During those chaotic moments, with the base coming under heavy bombing and gunfire, then-Maj. Gordon Aylesworth Blake directed a dozen arriving B-17 Flying Fortresses to safety.

 “We put some of them down at Bellows, and one of them at Kahuku Golf Course,” recalled Blake. “I don’t remember where all of them landed, but we lost only one.”  

Blake was awarded the Silver Star for his actions that day.

82 years later, on Dec. 7, 2023, Gen. Ken Wilsbach, Pacific Air Forces commander, hosted an unveiling ceremony at Hickam’s Base Operations Center for a new display honoring Lt. Gen. Blake’s action that day, as well as his contributions to the Air Force over the course of his 34-year career. The display hangs proudly in the distinguished visitors’ lounge that bears his name.

Blake passed away in 1997 at the age of 87.  Blake’s grandson, Jerry Browning, along with Jerry’s wife, Pam; son, Matthew; and daughter, Jaclyn, attended the unveiling event.

“Thank you to Lt. Gen. Blake's family for donating his medals and helping us preserve his heritage and legacy,” Wilsbach said. “Your grandfather, who 80-plus years ago today, was upstairs while the attacks were happening, saved those aircraft.”

As he discussed Blake’s accomplishments, Wilsbach continued to describe how the Silver Star was only the beginning.

“He went on to have an incredible career,” said Wilsbach to Blake’s family, with a smile.  “What a legacy your family has, and we’re so thankful for you to help us remember his dedicated service and heroism to our country.”

Retired Fleet Adm. Chester W. Nimitz, former Commander in Chief, U.S. Pacific Fleet and Pacific Ocean Areas, awarded then-Col. Blake the Legion of Merit for his selfless service during his tour in the Pacific in World War II.  

Beginning in 1959, then-Maj. Gen. Blake served as both the PACAF vice commander in chief and the PACAF chief of staff for two years before receiving a promotion to lieutenant general in 1961 and serving as the commander of Continental Air Command from 1961 to 1962. He completed his career as director of the National Security Agency, retiring in 1965.

Following the unveiling of the new memorial display, Wilsbach and Chief Master Sgt. David Wolfe, PACAF command chief, presented the Blake family with coins.

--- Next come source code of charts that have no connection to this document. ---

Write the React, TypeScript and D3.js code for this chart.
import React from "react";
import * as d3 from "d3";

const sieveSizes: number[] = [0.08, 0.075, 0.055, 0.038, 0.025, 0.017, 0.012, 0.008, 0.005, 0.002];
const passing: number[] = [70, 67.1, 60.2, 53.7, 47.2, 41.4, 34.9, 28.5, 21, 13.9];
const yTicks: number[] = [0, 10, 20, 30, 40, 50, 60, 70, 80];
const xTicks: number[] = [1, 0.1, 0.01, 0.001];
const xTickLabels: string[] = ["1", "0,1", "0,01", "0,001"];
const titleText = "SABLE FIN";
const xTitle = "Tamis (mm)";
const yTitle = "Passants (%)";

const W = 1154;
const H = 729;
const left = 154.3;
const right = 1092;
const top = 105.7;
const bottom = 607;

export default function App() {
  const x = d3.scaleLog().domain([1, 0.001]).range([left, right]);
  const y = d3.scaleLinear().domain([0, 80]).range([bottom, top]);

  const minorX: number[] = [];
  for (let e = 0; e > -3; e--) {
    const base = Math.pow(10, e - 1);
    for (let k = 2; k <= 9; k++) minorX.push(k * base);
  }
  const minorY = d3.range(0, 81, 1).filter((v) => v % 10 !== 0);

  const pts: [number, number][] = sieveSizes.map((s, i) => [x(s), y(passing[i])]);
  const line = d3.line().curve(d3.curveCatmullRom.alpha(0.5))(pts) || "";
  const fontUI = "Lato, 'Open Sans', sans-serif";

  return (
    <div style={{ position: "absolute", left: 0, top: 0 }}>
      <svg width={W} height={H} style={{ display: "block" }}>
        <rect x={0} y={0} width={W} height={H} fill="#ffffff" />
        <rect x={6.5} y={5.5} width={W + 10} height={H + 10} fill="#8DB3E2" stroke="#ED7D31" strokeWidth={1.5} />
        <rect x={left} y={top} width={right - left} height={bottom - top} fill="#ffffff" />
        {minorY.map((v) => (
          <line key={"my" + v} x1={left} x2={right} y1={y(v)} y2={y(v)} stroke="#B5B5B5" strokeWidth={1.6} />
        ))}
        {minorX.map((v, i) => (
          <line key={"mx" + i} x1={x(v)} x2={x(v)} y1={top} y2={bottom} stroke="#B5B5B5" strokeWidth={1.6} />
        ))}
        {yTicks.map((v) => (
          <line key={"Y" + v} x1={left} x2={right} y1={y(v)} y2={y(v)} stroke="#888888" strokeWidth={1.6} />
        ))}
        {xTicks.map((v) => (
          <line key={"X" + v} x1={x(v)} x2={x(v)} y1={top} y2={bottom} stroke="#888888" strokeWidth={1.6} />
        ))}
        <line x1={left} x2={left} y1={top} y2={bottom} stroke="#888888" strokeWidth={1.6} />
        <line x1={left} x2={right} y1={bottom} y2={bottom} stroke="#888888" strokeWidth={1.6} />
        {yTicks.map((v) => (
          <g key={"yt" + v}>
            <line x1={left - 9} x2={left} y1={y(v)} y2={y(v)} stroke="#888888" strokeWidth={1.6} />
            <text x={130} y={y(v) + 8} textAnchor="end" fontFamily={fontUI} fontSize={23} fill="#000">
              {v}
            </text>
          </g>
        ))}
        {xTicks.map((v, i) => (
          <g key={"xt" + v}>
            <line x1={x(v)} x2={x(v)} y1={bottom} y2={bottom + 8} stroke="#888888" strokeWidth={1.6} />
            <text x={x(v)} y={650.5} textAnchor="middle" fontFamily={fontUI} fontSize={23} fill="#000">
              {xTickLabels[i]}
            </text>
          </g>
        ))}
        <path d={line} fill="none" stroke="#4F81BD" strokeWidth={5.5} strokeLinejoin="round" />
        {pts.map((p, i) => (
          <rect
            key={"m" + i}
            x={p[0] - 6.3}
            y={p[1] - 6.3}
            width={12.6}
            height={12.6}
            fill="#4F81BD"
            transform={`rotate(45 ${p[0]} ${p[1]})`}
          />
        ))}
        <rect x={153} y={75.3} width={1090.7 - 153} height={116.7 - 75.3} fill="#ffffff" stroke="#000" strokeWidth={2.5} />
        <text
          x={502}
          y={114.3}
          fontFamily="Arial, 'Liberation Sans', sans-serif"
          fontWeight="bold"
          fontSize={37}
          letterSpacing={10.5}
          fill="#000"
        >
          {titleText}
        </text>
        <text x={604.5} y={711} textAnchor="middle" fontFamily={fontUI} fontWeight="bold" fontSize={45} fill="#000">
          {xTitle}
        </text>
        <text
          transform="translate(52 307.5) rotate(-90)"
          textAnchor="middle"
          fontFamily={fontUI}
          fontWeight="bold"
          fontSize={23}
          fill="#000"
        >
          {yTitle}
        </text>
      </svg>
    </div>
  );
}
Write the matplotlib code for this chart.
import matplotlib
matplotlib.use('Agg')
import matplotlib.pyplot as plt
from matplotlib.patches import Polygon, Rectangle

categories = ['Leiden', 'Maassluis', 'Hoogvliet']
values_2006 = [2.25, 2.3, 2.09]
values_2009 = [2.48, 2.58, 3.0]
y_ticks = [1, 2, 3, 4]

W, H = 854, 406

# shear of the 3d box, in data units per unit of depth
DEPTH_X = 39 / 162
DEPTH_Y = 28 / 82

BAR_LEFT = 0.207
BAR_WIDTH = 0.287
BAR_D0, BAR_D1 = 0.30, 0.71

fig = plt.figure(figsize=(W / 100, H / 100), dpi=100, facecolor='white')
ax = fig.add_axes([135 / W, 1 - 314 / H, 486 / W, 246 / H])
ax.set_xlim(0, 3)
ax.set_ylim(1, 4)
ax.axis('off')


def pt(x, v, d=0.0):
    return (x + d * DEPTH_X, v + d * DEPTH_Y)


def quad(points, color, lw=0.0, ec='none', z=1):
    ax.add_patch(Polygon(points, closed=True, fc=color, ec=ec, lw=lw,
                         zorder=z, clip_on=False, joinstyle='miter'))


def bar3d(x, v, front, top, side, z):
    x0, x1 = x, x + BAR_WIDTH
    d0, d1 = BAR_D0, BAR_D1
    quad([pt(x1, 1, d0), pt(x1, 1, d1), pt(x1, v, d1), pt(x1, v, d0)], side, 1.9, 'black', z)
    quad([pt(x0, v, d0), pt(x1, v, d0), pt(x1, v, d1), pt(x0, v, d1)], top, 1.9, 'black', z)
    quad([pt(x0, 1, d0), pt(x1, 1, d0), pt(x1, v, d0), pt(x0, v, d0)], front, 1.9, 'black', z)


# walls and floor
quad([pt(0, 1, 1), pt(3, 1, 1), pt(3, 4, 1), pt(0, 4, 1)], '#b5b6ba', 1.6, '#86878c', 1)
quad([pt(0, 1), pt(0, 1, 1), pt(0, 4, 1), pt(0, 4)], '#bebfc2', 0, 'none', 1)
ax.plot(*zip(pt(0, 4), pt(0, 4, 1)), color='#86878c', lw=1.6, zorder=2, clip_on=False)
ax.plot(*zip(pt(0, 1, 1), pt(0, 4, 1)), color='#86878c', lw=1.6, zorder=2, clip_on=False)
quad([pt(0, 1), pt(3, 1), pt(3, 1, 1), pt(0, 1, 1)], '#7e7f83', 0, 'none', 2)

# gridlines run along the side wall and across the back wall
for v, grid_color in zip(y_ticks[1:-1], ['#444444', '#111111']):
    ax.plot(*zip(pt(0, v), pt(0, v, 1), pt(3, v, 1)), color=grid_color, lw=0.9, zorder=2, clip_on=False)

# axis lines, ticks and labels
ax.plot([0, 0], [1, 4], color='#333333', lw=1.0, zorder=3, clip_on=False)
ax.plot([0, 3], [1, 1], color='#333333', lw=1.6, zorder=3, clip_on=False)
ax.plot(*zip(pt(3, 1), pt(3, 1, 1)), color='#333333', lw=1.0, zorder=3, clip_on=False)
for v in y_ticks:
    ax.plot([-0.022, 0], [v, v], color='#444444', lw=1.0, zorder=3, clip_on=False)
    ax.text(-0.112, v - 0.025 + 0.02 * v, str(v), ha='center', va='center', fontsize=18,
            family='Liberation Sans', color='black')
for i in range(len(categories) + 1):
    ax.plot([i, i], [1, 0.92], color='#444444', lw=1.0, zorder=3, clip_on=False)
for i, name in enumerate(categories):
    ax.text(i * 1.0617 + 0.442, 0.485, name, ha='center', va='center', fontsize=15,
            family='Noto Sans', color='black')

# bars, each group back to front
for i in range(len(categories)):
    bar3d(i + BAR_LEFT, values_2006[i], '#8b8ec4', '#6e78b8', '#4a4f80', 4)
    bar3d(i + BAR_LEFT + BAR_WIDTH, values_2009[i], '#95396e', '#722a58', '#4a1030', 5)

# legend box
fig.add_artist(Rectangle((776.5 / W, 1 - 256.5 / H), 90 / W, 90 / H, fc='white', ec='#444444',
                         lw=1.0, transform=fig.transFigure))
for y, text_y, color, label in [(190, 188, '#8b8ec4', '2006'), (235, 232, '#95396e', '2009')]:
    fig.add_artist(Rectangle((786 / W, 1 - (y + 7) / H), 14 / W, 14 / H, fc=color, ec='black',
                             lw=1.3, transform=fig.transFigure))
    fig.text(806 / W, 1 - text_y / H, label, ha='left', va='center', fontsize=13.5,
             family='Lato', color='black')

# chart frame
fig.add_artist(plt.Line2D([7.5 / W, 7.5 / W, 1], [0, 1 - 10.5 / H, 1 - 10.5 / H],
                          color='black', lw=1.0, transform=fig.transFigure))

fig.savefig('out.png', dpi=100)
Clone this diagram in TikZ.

“I'm in awe, standing here where everybody defended the country,” said Jerry Browning.  “And I think specifically about the people who will pass through this room and see this display of the medals.  I think about my grandmother, who was instrumental in saving the medals. She would have absolutely loved this display.”

Pam Browning added some of her most fond memories of her grandfather in-law as a leader in the family.

“Even though he had reached a high status and position in his career and life, he didn't think he was better than anyone,” Pam explained.  “He would help anybody, do any job and do anything.”

Pam described Blake’s love for volunteering at local animal shelters.

“He would be right there working with the volunteers cleaning out cages and walking the dogs,” Pam said. “He was an everyday man, as well as a leader.”

Jerry and Pam Browning described how Blake was always down-to-earth, humble and never raised his voice to his children or grandchildren.

 “He was a quiet leader,” Jerry said.

 “If you watched how he treated people, you’d see how he'd be quiet, he'd listen to ideas, and make sure he included people in what he was doing.”Jerry Browning

Active listening was a key tenet of his grandfather’s leadership style. 

“If he's not listening to the people around him, he may not be making the right decisions,” explained Jerry. “The things I picked up from him were taking the time to listen and treat everybody the same.”

Jerry also described how his grandfather never ran away from a difficult task.

“He was a doer,” Jerry said. “He made things happen.  But again, not by demanding it from people, but by leading them, doing it himself and showing them how to do it.”

Blake’s actions on that fateful day in 1941 exemplified the courage and bravery that defines American Airmen and their core values.

“Lt. Gen. Blake's humility, compassion, and strong leadership qualities extended far beyond the attacks on Hickam Field,” Wilsbach said. “His contributions to the Air Force and his country will continue to inspire future generations.”

Blake’s other awards include a second Legion of Merit; the Distinguished Service Medal with oak leaf cluster; Air Force Cross; Air Medal; Asiatic-Pacific Campaign Medal with battle stars for his participation in the Central Pacific, Eastern Mandates, New Guinea, North Solomons, Guadalcanal, Papua, the South Philippines, Luzon, and the Western Pacific campaigns; American Defense Service Medal; World War II Victory Medal; National Defense Service Medal; Philippine Liberation Medal; and Philippine Independence Medal.